Um acordo entre o sindicato e as emissoras garantiu essa obrigatoriedade, mas segundo o próprio sindicato, os equipamentos não protegem tanto o quanto deveriam. Veja o link:
http://ultimosegundo.ig.com.br/brasil/rj/sindicato-dos-jornalistas-responsabiliza-band-pela-morte-de-cinegrafistas/n1597355903795.html

Na prática, o que acontece, também, é que vários repórters e cinegrafistas acabam optando por não usar o colete, seja pelo peso (o usado pela Globo pesa cerca de 18 quilos), seja por uma errônea sensação de imunidade.
De acordo com a TV Bandeirantes, Gelson estava usando colete na hora em que recebeu o disparo, mas isso não foi o suficiente para impedir que a bala de fuzil o matasse.
As terríveis imagens em que o cinegrafista filma, inclusive, o homem que efetua o disparo, foram divulgadas pela emissora e já se espalharam pela rede:














O atirador está atrás do poste.

http://www.youtube.com/watch?v=IsDYti8lNcA

A Band, em nota oficial, se isenta de culpa dizendo que o cinegrafista tinha grande experiência e que o colete usado por seus profissionais é aprovado pelas Forças Armadas.
Para mim, o erro não está aí.
O erro está no tipo de jornalismo que praticamos. Está nos apresentadores que se travestem de defensores da população na forma de justiceiros eletrônicos. Está na glamurização do crime. Está na exibição de imagens como as que Gelson fazia no momento em que morreu.
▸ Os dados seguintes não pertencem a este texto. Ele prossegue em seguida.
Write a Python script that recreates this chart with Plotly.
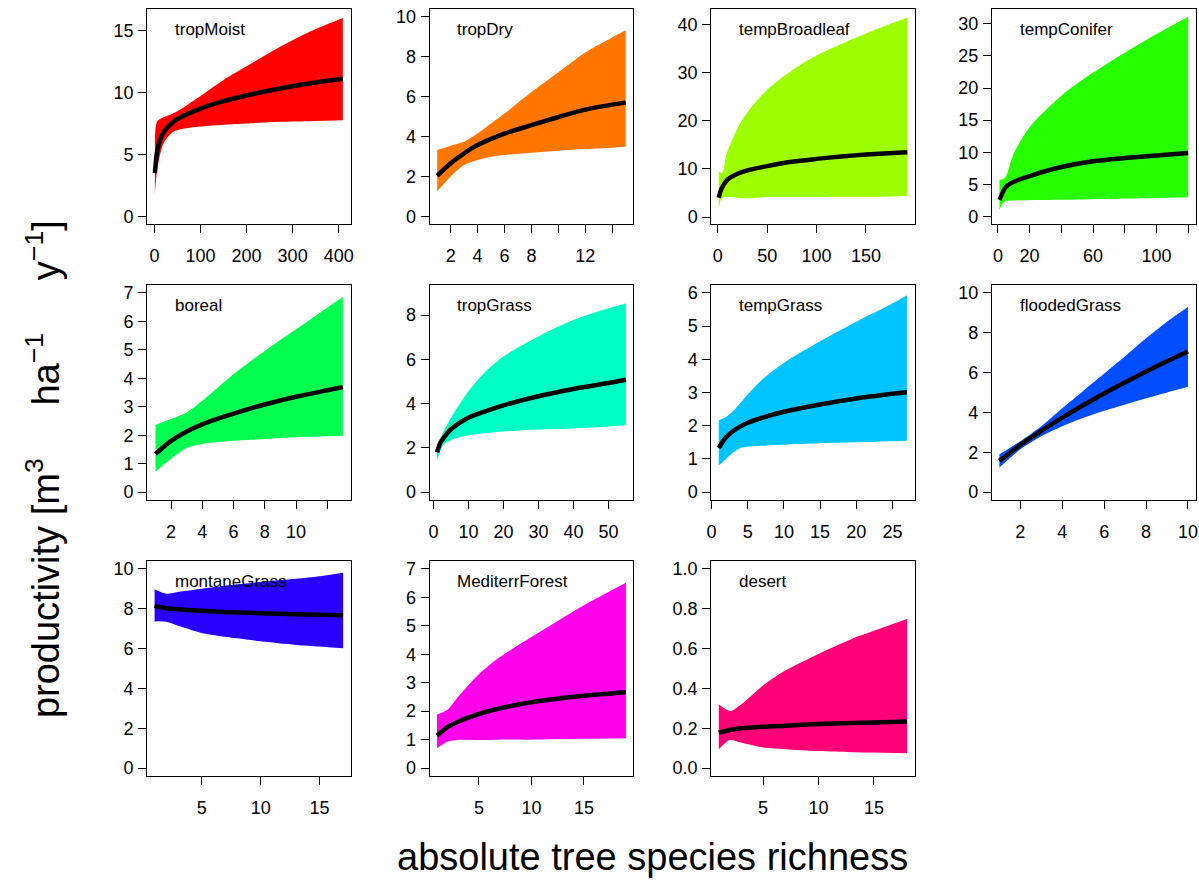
import plotly.graph_objects as go

# ---- biome curves: species richness (x), fitted mean, lower / upper bounds ----
trop_moist_x = [1, 5, 10, 20, 40, 60, 100, 150, 200, 250, 300, 350, 409]
trop_moist_mean = [3.5, 5.0, 5.9, 6.8, 7.6, 8.05, 8.7, 9.3, 9.75, 10.15, 10.5, 10.8, 11.1]
trop_moist_hi = [6.5, 7.6, 7.8, 8.0, 8.3, 8.7, 9.7, 11.0, 12.1, 13.2, 14.2, 15.1, 16.0]
trop_moist_lo = [1.8, 3.5, 4.6, 5.9, 6.8, 7.05, 7.25, 7.4, 7.5, 7.6, 7.65, 7.7, 7.75]

trop_dry_x = [1, 2, 3, 4, 5, 6, 8, 10, 12, 14, 15]
trop_dry_mean = [2.03, 2.66, 3.16, 3.57, 3.88, 4.15, 4.57, 4.98, 5.35, 5.6, 5.7]
trop_dry_hi = [3.32, 3.54, 3.74, 4.15, 4.65, 5.15, 6.23, 7.23, 8.22, 8.97, 9.33]
trop_dry_lo = [1.25, 2.0, 2.57, 2.82, 2.99, 3.07, 3.19, 3.29, 3.37, 3.44, 3.49]

temp_broadleaf_x = [1, 3, 5, 8, 10, 20, 30, 50, 75, 100, 125, 150, 192]
temp_broadleaf_mean = [4.0, 5.5, 6.4, 7.3, 7.8, 9.0, 9.7, 10.6, 11.5, 12.1, 12.6, 13.0, 13.5]
temp_broadleaf_hi = [9.5, 9.2, 9.3, 12.5, 13.8, 18.5, 21.8, 26.5, 30.5, 33.6, 36.0, 38.2, 41.5]
temp_broadleaf_lo = [1.7, 3.5, 4.0, 4.1, 4.15, 4.0, 3.85, 4.15, 4.15, 4.15, 4.2, 4.2, 4.4]

temp_conifer_x = [1, 3, 5, 10, 20, 40, 60, 80, 100, 120]
temp_conifer_mean = [2.6, 3.7, 4.6, 5.4, 6.3, 7.7, 8.6, 9.1, 9.5, 9.9]
temp_conifer_hi = [5.7, 5.8, 6.2, 9.8, 13.9, 18.8, 22.4, 25.5, 28.4, 31.1]
temp_conifer_lo = [1.1, 2.0, 2.4, 2.5, 2.55, 2.6, 2.7, 2.8, 2.9, 3.0]

boreal_x = [1, 2, 3, 4, 5, 6, 8, 10, 12, 13]
boreal_mean = [1.34, 1.8, 2.13, 2.38, 2.58, 2.76, 3.08, 3.35, 3.58, 3.69]
boreal_hi = [2.36, 2.57, 2.8, 3.21, 3.68, 4.14, 4.96, 5.72, 6.48, 6.85]
boreal_lo = [0.72, 1.17, 1.55, 1.69, 1.76, 1.81, 1.87, 1.93, 1.96, 1.98]

trop_grass_x = [1, 2, 3, 5, 10, 15, 20, 30, 40, 50, 55]
trop_grass_mean = [1.8, 2.24, 2.47, 2.84, 3.36, 3.66, 3.92, 4.33, 4.66, 4.93, 5.08]
trop_grass_hi = [2.1, 2.47, 2.77, 3.36, 4.56, 5.46, 6.13, 7.03, 7.77, 8.3, 8.52]
trop_grass_lo = [1.39, 1.87, 2.17, 2.36, 2.57, 2.67, 2.74, 2.83, 2.88, 2.96, 3.03]

temp_grass_x = [1, 2, 3, 4, 5, 7, 10, 15, 20, 25, 27]
temp_grass_mean = [1.33, 1.65, 1.84, 1.98, 2.09, 2.24, 2.42, 2.64, 2.82, 2.96, 3.01]
temp_grass_hi = [2.16, 2.26, 2.44, 2.69, 2.94, 3.39, 3.89, 4.54, 5.13, 5.68, 5.93]
temp_grass_lo = [0.8, 1.0, 1.2, 1.33, 1.37, 1.4, 1.43, 1.47, 1.5, 1.53, 1.55]

flooded_grass_x = [1, 2, 3, 4, 5, 6, 7, 8, 9, 10]
flooded_grass_mean = [1.57, 2.37, 3.08, 3.74, 4.36, 4.95, 5.51, 6.05, 6.57, 7.06]
flooded_grass_hi = [1.9, 2.56, 3.31, 4.21, 5.08, 5.95, 6.82, 7.72, 8.55, 9.29]
flooded_grass_lo = [1.24, 2.15, 2.81, 3.31, 3.72, 4.08, 4.4, 4.71, 5.0, 5.29]

montane_grass_x = [1, 2, 3, 5, 8, 10, 13, 15, 17]
montane_grass_mean = [8.14, 8.02, 7.97, 7.89, 7.81, 7.77, 7.72, 7.7, 7.67]
montane_grass_hi = [8.97, 8.75, 8.84, 9.0, 9.22, 9.34, 9.5, 9.63, 9.8]
montane_grass_lo = [7.36, 7.34, 7.14, 6.78, 6.51, 6.36, 6.18, 6.1, 6.01]

mediterr_forest_x = [1, 2, 3, 5, 7, 10, 13, 15, 19]
mediterr_forest_mean = [1.14, 1.44, 1.63, 1.9, 2.1, 2.31, 2.46, 2.54, 2.66]
mediterr_forest_hi = [1.88, 2.05, 2.5, 3.3, 3.9, 4.6, 5.28, 5.72, 6.51]
mediterr_forest_lo = [0.7, 0.93, 0.99, 0.99, 1.0, 1.0, 1.02, 1.03, 1.05]

desert_x = [1, 2, 3, 5, 7, 10, 13, 15, 18]
desert_mean = [0.178, 0.191, 0.2, 0.208, 0.213, 0.221, 0.226, 0.229, 0.234]
desert_hi = [0.32, 0.286, 0.319, 0.415, 0.49, 0.573, 0.648, 0.689, 0.748]
desert_lo = [0.095, 0.141, 0.128, 0.103, 0.095, 0.086, 0.08, 0.078, 0.075]

biome_names = ["tropMoist", "tropDry", "tempBroadleaf", "tempConifer",
               "boreal", "tropGrass", "tempGrass", "floodedGrass",
               "montaneGrass", "MediterrForest", "desert"]

# rainbow(13) hues, skipping yellow and purple
biome_colors = ["#FF0000", "#FF7600", "#9DFF00", "#27FF00",
                "#00FF4E", "#00FFC4", "#00C4FF", "#004EFF",
                "#2700FF", "#FF00EB", "#FF0076"]

# ---- axis ticks ----
x_tickvals = [
    [0, 100, 200, 300, 400],
    [2, 4, 6, 8, 10, 12, 14],
    [0, 50, 100, 150],
    [0, 20, 40, 60, 80, 100, 120],
    [2, 4, 6, 8, 10, 12],
    [0, 10, 20, 30, 40, 50],
    [0, 5, 10, 15, 20, 25],
    [2, 4, 6, 8, 10],
    [5, 10, 15],
    [5, 10, 15],
    [5, 10, 15],
]
x_ticktext = [
    ["0", "100", "200", "300", "400"],
    ["2", "4", "6", "8", "", "12", ""],
    ["0", "50", "100", "150"],
    ["0", "20", "", "60", "", "100", ""],
    ["2", "4", "6", "8", "10", ""],
    ["0", "10", "20", "30", "40", "50"],
    ["0", "5", "10", "15", "20", "25"],
    ["2", "4", "6", "8", "10"],
    ["5", "10", "15"],
    ["5", "10", "15"],
    ["5", "10", "15"],
]
y_tickvals = [
    [0, 5, 10, 15],
    [0, 2, 4, 6, 8, 10],
    [0, 10, 20, 30, 40],
    [0, 5, 10, 15, 20, 25, 30],
    [0, 1, 2, 3, 4, 5, 6, 7],
    [0, 2, 4, 6, 8],
    [0, 1, 2, 3, 4, 5, 6],
    [0, 2, 4, 6, 8, 10],
    [0, 2, 4, 6, 8, 10],
    [0, 1, 2, 3, 4, 5, 6, 7],
    [0.0, 0.2, 0.4, 0.6, 0.8, 1.0],
]
y_ticktext = [
    None, None, None, None, None, None, None, None, None, None,
    ["0.0", "0.2", "0.4", "0.6", "0.8", "1.0"],
]

series = [
    (trop_moist_x, trop_moist_mean, trop_moist_lo, trop_moist_hi),
    (trop_dry_x, trop_dry_mean, trop_dry_lo, trop_dry_hi),
    (temp_broadleaf_x, temp_broadleaf_mean, temp_broadleaf_lo, temp_broadleaf_hi),
    (temp_conifer_x, temp_conifer_mean, temp_conifer_lo, temp_conifer_hi),
    (boreal_x, boreal_mean, boreal_lo, boreal_hi),
    (trop_grass_x, trop_grass_mean, trop_grass_lo, trop_grass_hi),
    (temp_grass_x, temp_grass_mean, temp_grass_lo, temp_grass_hi),
    (flooded_grass_x, flooded_grass_mean, flooded_grass_lo, flooded_grass_hi),
    (montane_grass_x, montane_grass_mean, montane_grass_lo, montane_grass_hi),
    (mediterr_forest_x, mediterr_forest_mean, mediterr_forest_lo, mediterr_forest_hi),
    (desert_x, desert_mean, desert_lo, desert_hi),
]

# axis limits (R style: data range padded by 4 %)
x_ranges = [[-16, 426], [0.44, 15.56], [-6.6, 199.6], [-3.8, 124.6],
            [0.46, 13.5], [-1.1, 57.1], [-0.04, 28.1], [0.64, 10.36],
            [0.36, 17.64], [0.3, 19.7], [0.32, 18.7]]
y_ranges = [[-0.62, 16.72], [-0.4, 10.4], [-1.5, 43.3], [-1.2, 32.3],
            [-0.28, 7.28], [-0.36, 9.36], [-0.24, 6.24], [-0.4, 10.4],
            [-0.4, 10.4], [-0.28, 7.28], [-0.04, 1.04]]

W, H = 1199, 880
col_left = [143, 427.5, 711, 993.5]
box_w = 205
row_top = [7, 284.5, 562]
box_h = 216.5

FONT = "Liberation Sans, Arial, sans-serif"
GAP = "\u00a0" * 5

fig = go.Figure()
layout = {}
annotations = []

for i, (xs, mean, lo, hi) in enumerate(series):
    r, c = divmod(i, 4)
    n = "" if i == 0 else str(i + 1)
    xa, ya = "x" + n, "y" + n
    col = biome_colors[i]

    fig.add_trace(go.Scatter(x=xs, y=lo, xaxis=xa, yaxis=ya, mode="lines",
                             line=dict(width=0, color=col, shape="spline", smoothing=0.8),
                             hoverinfo="skip", showlegend=False))
    fig.add_trace(go.Scatter(x=xs, y=hi, xaxis=xa, yaxis=ya, mode="lines",
                             line=dict(width=0, color=col, shape="spline", smoothing=0.8),
                             fill="tonexty", fillcolor=col,
                             hoverinfo="skip", showlegend=False))
    fig.add_trace(go.Scatter(x=xs, y=mean, xaxis=xa, yaxis=ya, mode="lines",
                             line=dict(width=4.5, color="black", shape="spline", smoothing=0.8),
                             showlegend=False))

    x0 = col_left[c] / W
    x1 = (col_left[c] + box_w) / W
    y1 = 1 - row_top[r] / H
    y0 = 1 - (row_top[r] + box_h) / H

    common = dict(showgrid=False, zeroline=False, showline=True, mirror=True,
                  linecolor="black", linewidth=1, ticks="outside", ticklen=8,
                  tickwidth=1, tickcolor="black",
                  tickfont=dict(family=FONT, size=18, color="black"))

    layout["xaxis" + n] = dict(domain=[x0, x1], anchor=ya, range=x_ranges[i],
                               tickmode="array", tickvals=x_tickvals[i],
                               ticktext=x_ticktext[i], ticklabelstandoff=7,
                               **common)
    yax = dict(domain=[y0, y1], anchor=xa, range=y_ranges[i],
               tickmode="array", tickvals=y_tickvals[i], ticklabelstandoff=1,
               **common)
    if y_ticktext[i] is not None:
        yax["ticktext"] = y_ticktext[i]
    layout["yaxis" + n] = yax

    annotations.append(dict(text=biome_names[i], xref="paper", yref="paper",
                            x=(col_left[c] + 26) / W, y=1 - (row_top[r] + 21) / H,
                            xanchor="left", yanchor="middle", showarrow=False,
                            font=dict(family=FONT, size=17, color="black")))

annotations.append(dict(text="absolute tree species richness", xref="paper", yref="paper",
                        x=652 / W, y=1 - 860 / H, xanchor="center", yanchor="middle",
                        showarrow=False, font=dict(family=FONT, size=38, color="black")))
annotations.append(dict(text="productivity [m<sup>3</sup>" + GAP + "ha<sup>\u22121</sup>"
                        + GAP + "y<sup>\u22121</sup>]",
                        xref="paper", yref="paper", x=39 / W, y=1 - 470 / H,
                        xanchor="center", yanchor="middle", textangle=-90,
                        showarrow=False, font=dict(family=FONT, size=38, color="black")))

fig.update_layout(width=W, height=H, margin=dict(l=0, r=0, t=0, b=0),
                  autosize=False, paper_bgcolor="white", plot_bgcolor="white",
                  annotations=annotations, **layout)

fig.write_html("out.html")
Está no fato de usar profissionais como bucha de canhão na caçada por índices de audiência.
Pode parecer que estou exagerando, mas será que tudo não passa de um arroubo meu?
Hoje li depoimentos de vários profissionais que trabalham nas ruas e que são levados por suas chefias a se arriscarem, de forma explícita ou subliminar (afinal, se você não quiser fazer, vai ter uma fila formada por aqueles que se dispõem a isso). Nas palavras que lia, estava a constatação da vulnerabilidade, da incerteza, do temor.
Mas eles seguem nas ruas. Seguem fazendo suas matérias, mesmo que balas assoviem perto de seus ouvidos.
Oremos, pois, para Nossa Senhora da Reportagem, mas com a consciência de que, com tanta gente se arriscando dessa forma, nem uma santa consegue dar jeito.